Legalization could be on its way

Marijuana legalization could hold many benefits for the residents of Texas, regardless of whether they smoke as much cannabis as state icon Willie Nelson.

In addition to freeing up jail space for violent offenders that commit real crimes, legalization could potentially reduce opioid misuse, eliminate street-corner dealing and roll back some of the harm caused by the war on drugs.

And it appears that many Texans are beginning to change their views on cannabis, too.

In an April 19, 2018, Quinnipiac poll, nearly two-thirds of surveyed Texans offered support for the legalization of small amounts of marijuana by a margin of 61 to 34 percent. According to the poll, legalization was rejected by only two demographics: Republicans and the elderly.
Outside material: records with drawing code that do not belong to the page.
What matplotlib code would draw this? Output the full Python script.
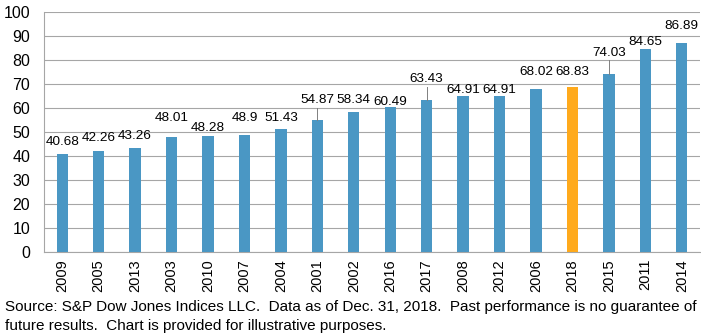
import matplotlib.pyplot as plt
import numpy as np

plt.rcParams["font.family"] = ["Liberation Sans", "DejaVu Sans"]

# P/E by calendar year, sorted ascending
years = ["2009", "2005", "2013", "2003", "2010", "2007", "2004", "2001", "2002",
         "2016", "2017", "2008", "2012", "2006", "2018", "2015", "2011", "2014"]
values = [40.68, 42.26, 43.26, 48.01, 48.28, 48.9, 51.43, 54.87, 58.34,
          60.49, 63.43, 64.91, 64.91, 68.02, 68.83, 74.03, 84.65, 86.89]
# where each value label sits (data units), pushed up where labels collide
label_y = [45.8, 47.4, 48.4, 56.0, 51.7, 56.0, 56.0, 63.3, 63.3,
           62.5, 72.0, 67.5, 67.5, 75.0, 75.0, 83.0, 87.5, 94.0]
leader_years = {"2001", "2017", "2015"}
highlight = "2018"

blue = "#4A97C4"
orange = "#FFAA1C"
grid_col = "#A6A6A6"

fig = plt.figure(figsize=(7.01, 3.35), dpi=100)
ax = fig.add_axes([44 / 701, 83 / 335, 656 / 701, 240 / 335])

x = np.arange(len(years))
colors = [orange if y == highlight else blue for y in years]
ax.bar(x, values, width=0.31, color=colors, zorder=3)

for xi, yr, v, ly in zip(x, years, values, label_y):
    ax.text(xi, ly, f"{v:g}", ha="center", va="center", fontsize=9.7, zorder=4)
    if yr in leader_years:
        ax.plot([xi, xi], [v, ly - 3.2], color="#808080", lw=0.7, zorder=4)

ax.set_xlim(-0.5, len(years) - 0.5)
ax.set_ylim(0, 100)
ax.set_yticks(range(0, 101, 10))
ax.set_xticks(x)
ax.set_xticklabels(years, rotation=90, fontsize=10.5)
ax.tick_params(axis="y", labelsize=11.5, length=0, pad=10)
ax.tick_params(axis="x", length=0, pad=5)

ax.grid(axis="y", color=grid_col, lw=0.8, zorder=0)
for side in ("top", "right"):
    ax.spines[side].set_visible(False)
for side in ("left", "bottom"):
    ax.spines[side].set_color(grid_col)
    ax.spines[side].set_linewidth(0.8)

fig.text(5 / 701, 1 - 307 / 335,
         "Source: S&P Dow Jones Indices LLC.  Data as of Dec. 31, 2018.  "
         "Past performance is no guarantee of",
         fontsize=11, va="center", ha="left")
fig.text(5 / 701, 1 - 326 / 335,
         "future results.  Chart is provided for illustrative purposes.",
         fontsize=11, va="center", ha="left")

fig.savefig("out.png", dpi=100)
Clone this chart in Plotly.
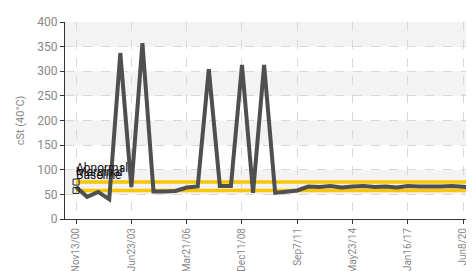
import plotly.graph_objects as go

# sample index (equally spaced samples on a category-like axis)
sample_idx = list(range(0, 38))
viscosity = [65, 45, 55, 40, 337, 65, 357, 56, 56, 57,
             64, 66, 304, 67, 67, 313, 53, 313, 53, 55,
             58, 66, 65, 67, 64, 66, 67, 65, 66, 64,
             67, 66, 65, 66, 67, 65, 64, 66]

abnormal_level = 75
lower_level = 58

tick_idx = [0, 5, 10, 15, 20, 25, 30, 35]
tick_labels = ["Nov13/00", "Jun23/03", "Mar21/06", "Dec11/08",
               "Sep7/11", "May23/14", "Jan16/17", "Jun8/20"]

band_ranges = [(50, 100), (150, 200), (250, 300), (350, 400)]
limit_labels = ["Abnormal", "Marginal", "Baseline"]
limit_label_y = [104, 95, 89]

FONT = "Roboto, Liberation Sans Narrow, sans-serif"

fig = go.Figure()

x_end = sample_idx[-1]
fig.add_trace(go.Scatter(x=[0, x_end], y=[abnormal_level, abnormal_level], mode="lines",
                         line=dict(color="#f7c600", width=3.5), hoverinfo="skip"))
fig.add_trace(go.Scatter(x=[0, x_end], y=[lower_level, lower_level], mode="lines",
                         line=dict(color="#f7c600", width=3.5), hoverinfo="skip"))
fig.add_trace(go.Scatter(x=sample_idx, y=viscosity, mode="lines",
                         line=dict(color="#4f4f4f", width=4)))
fig.add_trace(go.Scatter(x=[0, 0], y=[abnormal_level, lower_level], mode="markers",
                         marker=dict(symbol="square-open", size=6, color="#222",
                                     line=dict(width=1, color="#222"))))

for lo, hi in band_ranges:
    fig.add_shape(type="rect", xref="paper", yref="y", x0=0, x1=1, y0=lo, y1=hi,
                  fillcolor="#f3f3f3", line=dict(width=0), layer="below")

for txt, yy in zip(limit_labels, limit_label_y):
    fig.add_annotation(x=0, y=yy, text=txt, showarrow=False, xanchor="left",
                       yanchor="middle", xshift=-2,
                       font=dict(family=FONT, size=12, color="#111"))

fig.update_layout(
    width=474, height=271,
    margin=dict(l=57, r=0, t=14, b=60),
    paper_bgcolor="white", plot_bgcolor="white",
    showlegend=False,
    font=dict(family=FONT, color="#888"),
)
fig.update_xaxes(
    range=[-1.0, 36.7], tickmode="array", tickvals=tick_idx, ticktext=tick_labels,
    tickangle=-90, tickfont=dict(size=10, color="#888", family=FONT),
    showline=True, linecolor="#333", linewidth=1,
    ticks="outside", ticklen=4, tickcolor="#333",
    showgrid=True, gridcolor="#d8d8d8", griddash="dash", gridwidth=1,
    zeroline=False,
)
fig.update_yaxes(
    range=[0, 400], tickvals=[0, 50, 100, 150, 200, 250, 300, 350, 400],
    tickfont=dict(size=12, color="#888", family=FONT),
    showline=True, linecolor="#333", linewidth=1,
    ticks="outside", ticklen=4, tickcolor="#333",
    showgrid=True, gridcolor="#d8d8d8", griddash="dash", gridwidth=1,
    zeroline=False,
    title=dict(text="cSt (40°C)", font=dict(size=11, color="#888", family=FONT), standoff=10),
)

fig.write_html("out.html")
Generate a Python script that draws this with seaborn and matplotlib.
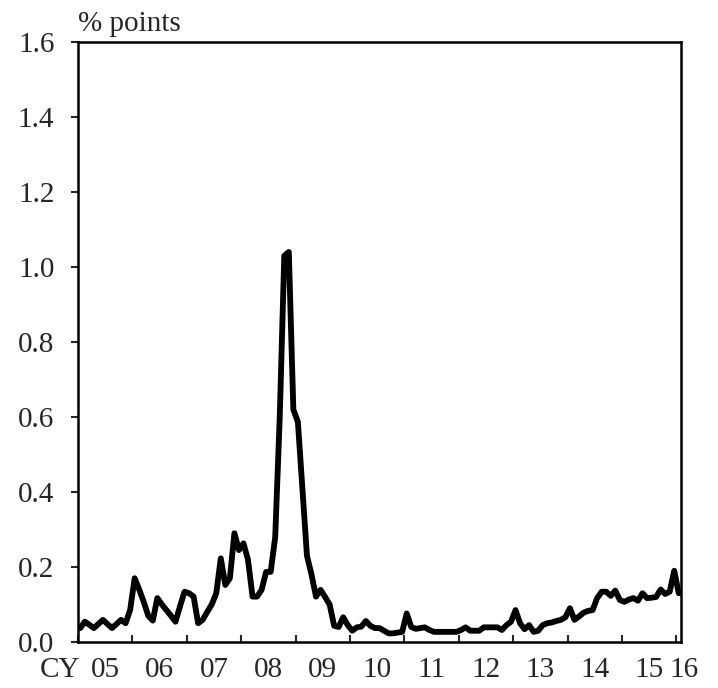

But for every other group surveyed, respondents felt the most dangerous thing about smoking marijuana in the state of Texas was getting caught with it by the police.

In another poll conducted by the University of Texas and the Texas Tribune on June 27, 2018, the survey found that most Texans are ready to legalize marijuana, but noted they must first overcome existing political obstacles, according to the Texas Tribune.

Legalization in Texas “is going to be slow, but it’s going that way,” Daron Shaw, a professor of government in the University of Texas at Austin and co-director of the poll, told the Texas Tribune.

“In some ways, the handwriting is on the wall, and it’s pretty clear,” Shaw said. “Public opposition is diminishing, and if the economic or tax arguments change, it’s hard to see what would keep pot from getting on the agenda.”